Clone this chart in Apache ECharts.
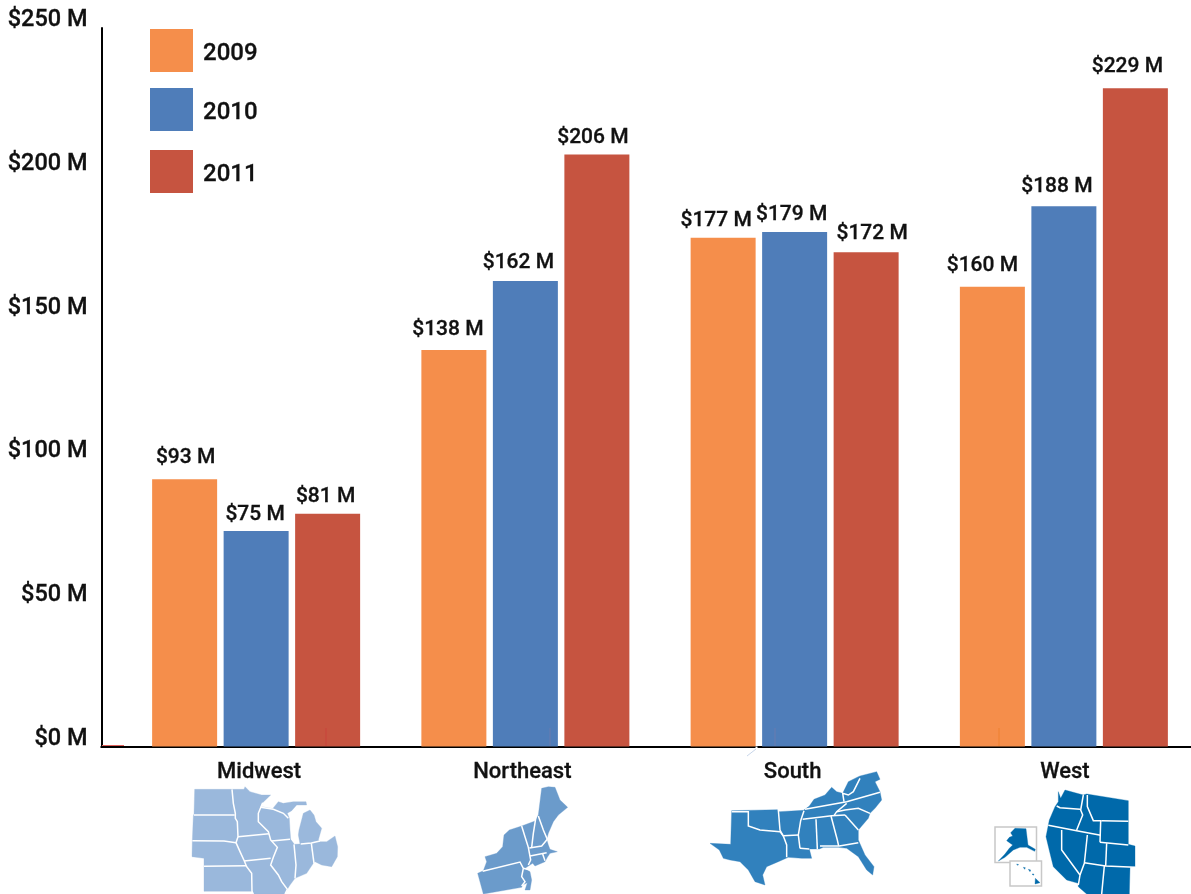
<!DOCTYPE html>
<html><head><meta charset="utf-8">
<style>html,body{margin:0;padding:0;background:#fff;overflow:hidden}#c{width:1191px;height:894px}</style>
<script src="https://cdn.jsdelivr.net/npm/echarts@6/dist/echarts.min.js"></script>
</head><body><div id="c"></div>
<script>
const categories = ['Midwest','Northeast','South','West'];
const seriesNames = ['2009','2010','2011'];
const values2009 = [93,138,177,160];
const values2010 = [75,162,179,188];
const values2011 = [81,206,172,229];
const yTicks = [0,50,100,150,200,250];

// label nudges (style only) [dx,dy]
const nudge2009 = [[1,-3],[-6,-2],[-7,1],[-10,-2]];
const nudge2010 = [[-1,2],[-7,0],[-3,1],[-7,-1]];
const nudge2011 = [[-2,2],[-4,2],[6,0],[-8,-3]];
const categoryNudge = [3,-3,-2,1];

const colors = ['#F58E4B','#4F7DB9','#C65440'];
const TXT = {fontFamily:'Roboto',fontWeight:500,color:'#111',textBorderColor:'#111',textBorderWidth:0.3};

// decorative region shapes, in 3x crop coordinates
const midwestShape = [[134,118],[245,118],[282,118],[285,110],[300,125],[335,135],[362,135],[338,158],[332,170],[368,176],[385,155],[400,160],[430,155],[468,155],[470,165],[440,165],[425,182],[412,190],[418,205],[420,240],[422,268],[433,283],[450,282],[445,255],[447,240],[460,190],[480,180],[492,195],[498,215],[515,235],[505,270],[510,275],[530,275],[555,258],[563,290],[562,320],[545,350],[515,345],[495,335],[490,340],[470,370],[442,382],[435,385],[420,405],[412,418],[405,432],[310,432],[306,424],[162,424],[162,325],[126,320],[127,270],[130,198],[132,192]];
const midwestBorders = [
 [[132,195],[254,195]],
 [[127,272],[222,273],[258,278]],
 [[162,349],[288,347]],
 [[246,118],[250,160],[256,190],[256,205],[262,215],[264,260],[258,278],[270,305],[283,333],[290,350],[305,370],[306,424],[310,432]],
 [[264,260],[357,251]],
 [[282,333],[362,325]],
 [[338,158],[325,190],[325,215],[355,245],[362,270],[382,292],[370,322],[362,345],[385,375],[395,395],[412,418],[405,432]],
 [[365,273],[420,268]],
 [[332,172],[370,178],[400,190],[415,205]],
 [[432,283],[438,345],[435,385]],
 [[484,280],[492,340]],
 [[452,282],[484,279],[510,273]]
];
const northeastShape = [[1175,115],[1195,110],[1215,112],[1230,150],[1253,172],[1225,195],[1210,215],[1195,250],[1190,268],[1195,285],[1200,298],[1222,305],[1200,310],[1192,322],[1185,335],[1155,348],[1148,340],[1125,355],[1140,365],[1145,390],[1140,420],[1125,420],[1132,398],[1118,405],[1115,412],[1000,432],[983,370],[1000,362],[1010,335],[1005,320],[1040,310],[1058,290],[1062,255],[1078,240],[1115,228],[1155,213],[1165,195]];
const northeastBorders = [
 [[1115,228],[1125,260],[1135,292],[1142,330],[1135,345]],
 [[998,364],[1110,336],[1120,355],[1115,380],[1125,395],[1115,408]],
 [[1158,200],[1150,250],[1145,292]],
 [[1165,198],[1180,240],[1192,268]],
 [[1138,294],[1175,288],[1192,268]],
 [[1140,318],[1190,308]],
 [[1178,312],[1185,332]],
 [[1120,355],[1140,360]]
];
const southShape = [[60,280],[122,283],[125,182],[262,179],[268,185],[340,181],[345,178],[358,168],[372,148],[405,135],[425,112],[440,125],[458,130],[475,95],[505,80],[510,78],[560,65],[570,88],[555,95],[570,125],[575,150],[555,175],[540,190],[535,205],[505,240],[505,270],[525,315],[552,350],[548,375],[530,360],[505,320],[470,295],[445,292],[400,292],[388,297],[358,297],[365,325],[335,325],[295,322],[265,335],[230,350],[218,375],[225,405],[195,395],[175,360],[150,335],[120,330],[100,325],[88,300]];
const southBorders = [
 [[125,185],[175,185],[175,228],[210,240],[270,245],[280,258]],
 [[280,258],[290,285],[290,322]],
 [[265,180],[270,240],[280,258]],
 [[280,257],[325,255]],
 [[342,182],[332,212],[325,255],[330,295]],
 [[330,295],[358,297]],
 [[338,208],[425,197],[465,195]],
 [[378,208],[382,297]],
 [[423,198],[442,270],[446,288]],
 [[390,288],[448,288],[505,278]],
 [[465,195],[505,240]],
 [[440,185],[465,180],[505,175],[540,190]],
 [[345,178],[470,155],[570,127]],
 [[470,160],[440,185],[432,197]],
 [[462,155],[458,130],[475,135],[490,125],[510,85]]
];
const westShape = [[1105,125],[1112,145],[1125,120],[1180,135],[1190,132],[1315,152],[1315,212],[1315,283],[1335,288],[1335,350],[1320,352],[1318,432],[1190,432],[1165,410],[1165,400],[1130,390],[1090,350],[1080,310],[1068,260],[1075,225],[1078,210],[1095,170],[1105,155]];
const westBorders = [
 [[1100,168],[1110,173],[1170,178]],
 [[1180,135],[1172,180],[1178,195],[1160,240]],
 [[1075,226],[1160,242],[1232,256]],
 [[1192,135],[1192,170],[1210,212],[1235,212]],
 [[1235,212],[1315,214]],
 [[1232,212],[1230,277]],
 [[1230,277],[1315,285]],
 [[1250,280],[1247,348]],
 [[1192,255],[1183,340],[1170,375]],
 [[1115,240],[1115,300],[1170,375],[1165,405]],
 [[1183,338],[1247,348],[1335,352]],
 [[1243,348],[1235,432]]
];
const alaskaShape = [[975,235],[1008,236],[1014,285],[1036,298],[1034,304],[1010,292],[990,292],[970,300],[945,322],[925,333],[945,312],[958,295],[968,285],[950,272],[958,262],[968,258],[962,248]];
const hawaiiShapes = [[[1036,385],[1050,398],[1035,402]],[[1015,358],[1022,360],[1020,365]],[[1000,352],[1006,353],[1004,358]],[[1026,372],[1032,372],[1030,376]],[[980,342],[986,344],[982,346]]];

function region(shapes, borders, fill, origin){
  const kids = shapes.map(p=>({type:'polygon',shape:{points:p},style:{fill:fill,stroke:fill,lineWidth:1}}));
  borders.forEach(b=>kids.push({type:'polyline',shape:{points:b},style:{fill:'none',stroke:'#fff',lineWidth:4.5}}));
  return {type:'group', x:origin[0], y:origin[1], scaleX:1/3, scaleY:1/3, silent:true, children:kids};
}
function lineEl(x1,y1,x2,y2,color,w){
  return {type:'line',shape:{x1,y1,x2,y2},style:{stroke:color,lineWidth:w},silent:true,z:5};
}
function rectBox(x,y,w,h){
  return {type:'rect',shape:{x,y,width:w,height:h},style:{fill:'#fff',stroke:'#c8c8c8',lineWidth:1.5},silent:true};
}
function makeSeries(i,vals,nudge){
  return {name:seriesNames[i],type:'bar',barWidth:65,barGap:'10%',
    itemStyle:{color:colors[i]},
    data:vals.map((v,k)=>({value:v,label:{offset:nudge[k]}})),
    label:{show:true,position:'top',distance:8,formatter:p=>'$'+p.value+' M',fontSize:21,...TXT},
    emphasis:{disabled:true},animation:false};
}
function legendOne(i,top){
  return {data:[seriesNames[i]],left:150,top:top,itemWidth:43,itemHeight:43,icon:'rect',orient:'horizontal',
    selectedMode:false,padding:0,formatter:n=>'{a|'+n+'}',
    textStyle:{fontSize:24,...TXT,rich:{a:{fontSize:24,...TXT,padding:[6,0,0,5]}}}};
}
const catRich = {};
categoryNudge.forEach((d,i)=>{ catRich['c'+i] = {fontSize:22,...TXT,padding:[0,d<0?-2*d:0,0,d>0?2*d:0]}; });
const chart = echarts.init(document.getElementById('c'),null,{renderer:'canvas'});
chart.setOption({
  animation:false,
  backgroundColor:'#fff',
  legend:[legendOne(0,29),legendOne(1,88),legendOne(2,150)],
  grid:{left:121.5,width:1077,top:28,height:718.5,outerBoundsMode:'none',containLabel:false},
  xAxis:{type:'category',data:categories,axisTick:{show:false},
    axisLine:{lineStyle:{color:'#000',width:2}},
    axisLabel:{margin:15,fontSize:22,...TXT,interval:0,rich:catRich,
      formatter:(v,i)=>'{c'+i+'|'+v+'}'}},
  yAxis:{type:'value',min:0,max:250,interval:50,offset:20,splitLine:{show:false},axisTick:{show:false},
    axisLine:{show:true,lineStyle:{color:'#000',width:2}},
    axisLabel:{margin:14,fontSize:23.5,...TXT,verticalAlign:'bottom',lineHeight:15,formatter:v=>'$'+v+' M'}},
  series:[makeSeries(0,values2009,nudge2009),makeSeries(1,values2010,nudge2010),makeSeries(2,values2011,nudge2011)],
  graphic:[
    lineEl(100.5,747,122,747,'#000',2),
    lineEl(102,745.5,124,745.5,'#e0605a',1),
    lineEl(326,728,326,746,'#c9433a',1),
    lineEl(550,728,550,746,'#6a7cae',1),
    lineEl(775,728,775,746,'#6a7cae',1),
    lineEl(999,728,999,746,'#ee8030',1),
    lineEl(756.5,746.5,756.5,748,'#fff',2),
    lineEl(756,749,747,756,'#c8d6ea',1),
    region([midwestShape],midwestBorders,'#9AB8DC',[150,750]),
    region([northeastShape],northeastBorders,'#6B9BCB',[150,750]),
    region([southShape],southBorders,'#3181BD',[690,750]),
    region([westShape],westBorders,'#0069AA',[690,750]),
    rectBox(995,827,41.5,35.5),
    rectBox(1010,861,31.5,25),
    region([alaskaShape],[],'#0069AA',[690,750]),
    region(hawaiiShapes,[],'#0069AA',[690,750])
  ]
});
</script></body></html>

*****

EXERCISE BRIEF » Restate the data word for word from its first line through the line with "const yTicks = [0,50,100,150,200,250];", leaving out any picture along the way.

FINAL RESULT »
Clone this chart in Apache ECharts.
<!DOCTYPE html>
<html><head><meta charset="utf-8">
<style>html,body{margin:0;padding:0;background:#fff;overflow:hidden}#c{width:1191px;height:894px}</style>
<script src="https://cdn.jsdelivr.net/npm/echarts@6/dist/echarts.min.js"></script>
</head><body><div id="c"></div>
<script>
const categories = ['Midwest','Northeast','South','West'];
const seriesNames = ['2009','2010','2011'];
const values2009 = [93,138,177,160];
const values2010 = [75,162,179,188];
const values2011 = [81,206,172,229];
const yTicks = [0,50,100,150,200,250];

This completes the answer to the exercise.